I obviously compared the Yamaha to my resident Astin Trew AT3500plus CD player, which is still the best affordable digital source I know. And it did very well. To be really honest, there's not that much difference at all. The Astin Trew sounds a bit sweeter and slightly more refined, but the Yamaha had slightly tighter and stronger bass and made the impression of getting a little bit more fine detail out of the bits and into the sound. On the other hand, the Yamaha could also sound ever so slightly brittle with some recordings, which doesn't really happen with the Astin Trew. Whether this is caused by the Yamaha being more transparent at the top end and the CD player smoothing things over a bit, or by the AT3500 being cleaner and the Yamaha still having a bit of an edge to the treble is difficult to decide. In the end it doesn't really matter, as the difference is tiny anyway and represents more of a trade-off than a difference in absolute sound quality.
When listening to the Yamaha without comparing it directly to the Astin Trew it soon became clear that it sounds about as good as you can expect things to get for this sort of money. I certainly never felt the need to switch back to the Astin Trew. As with any good, modern digital source there's very little digital edge, and this is not achieved by dulling the sound down. It does sound crisp, beefy and dynamic and works with all sorts of music and recordings.
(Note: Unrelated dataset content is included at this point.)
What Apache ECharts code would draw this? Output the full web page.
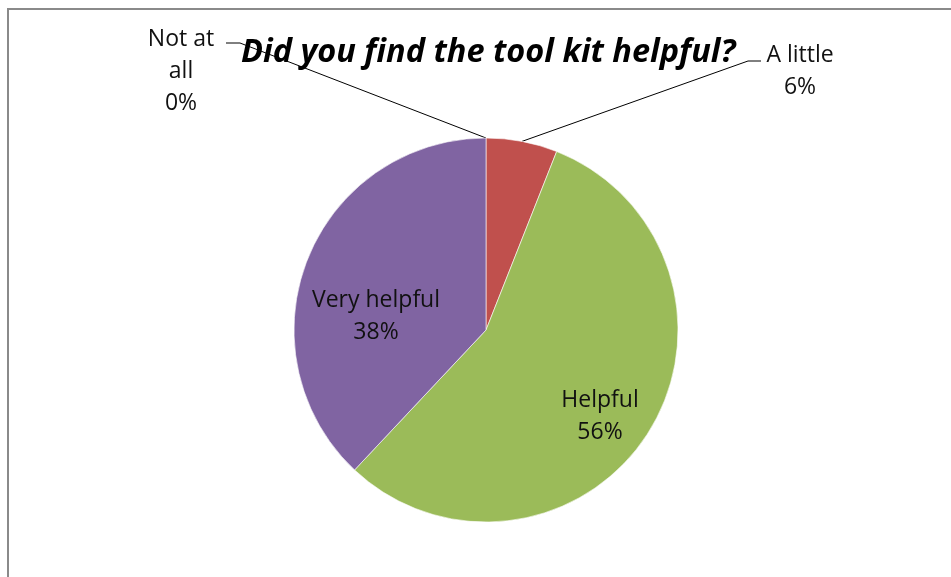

And even the lower bit rate radio stations didn't disappoint.
There is no doubt at all in my mind that the Yamaha is a top class digital source. It sounds clean, spacious, rock-solid and confident. Sound staging is very good and pace and rhythm excellent. I didn't detect big differences between the single ended and the balanced output, with perhaps a slightly more solid and direct sound through the XLR's, but still an excellent performance through the RCA's. When listening to it you cannot escape the feeling that all that mass and solidity in the case work is reflected in the sound. This player really has the ability to add some weight to the sound. It sounds as it feels, so to say, even if I don't know if there's really a causal relationship between the two.
I tried it through my Django preamp, my Usher R1.5 power amp and both my Dynaudio Contour 1.8 mk2 speakers and the SEAS Exotic speakers. I also tried it briefly with the Icon Audio Stereo 40 mk3 integrated valve amplifier, and it sounded excellent in all combinations. This network player has no preference for any sort of music, playing a Beethoven symphony with the same ease as something more contemporary from the Red Hot Chili Peppers or the Beatles. Given its grounded, physical sound it did particularly well with music that relies on a strong groove, deep bass or large dynamic swings, but it never felt out of place with anything else either.
A very good machine, and a match for any CD player in this price range. It certainly didn't have any trouble convincing me that it was just as good as my Astin Trew reference. That in itself makes it an excellent player, but the fact that is it significantly cheaper and potentially more versatile makes it brilliant value too. I personally feel that the time is not right for me yet to change from playing CD's to playing from hard disc, but if I would want to make the move, I'd consider the Yamaha NP-S2000 as one of the best ways of doing so. This is a genuinely high quality digital source that should work well in any system. Highly recommended.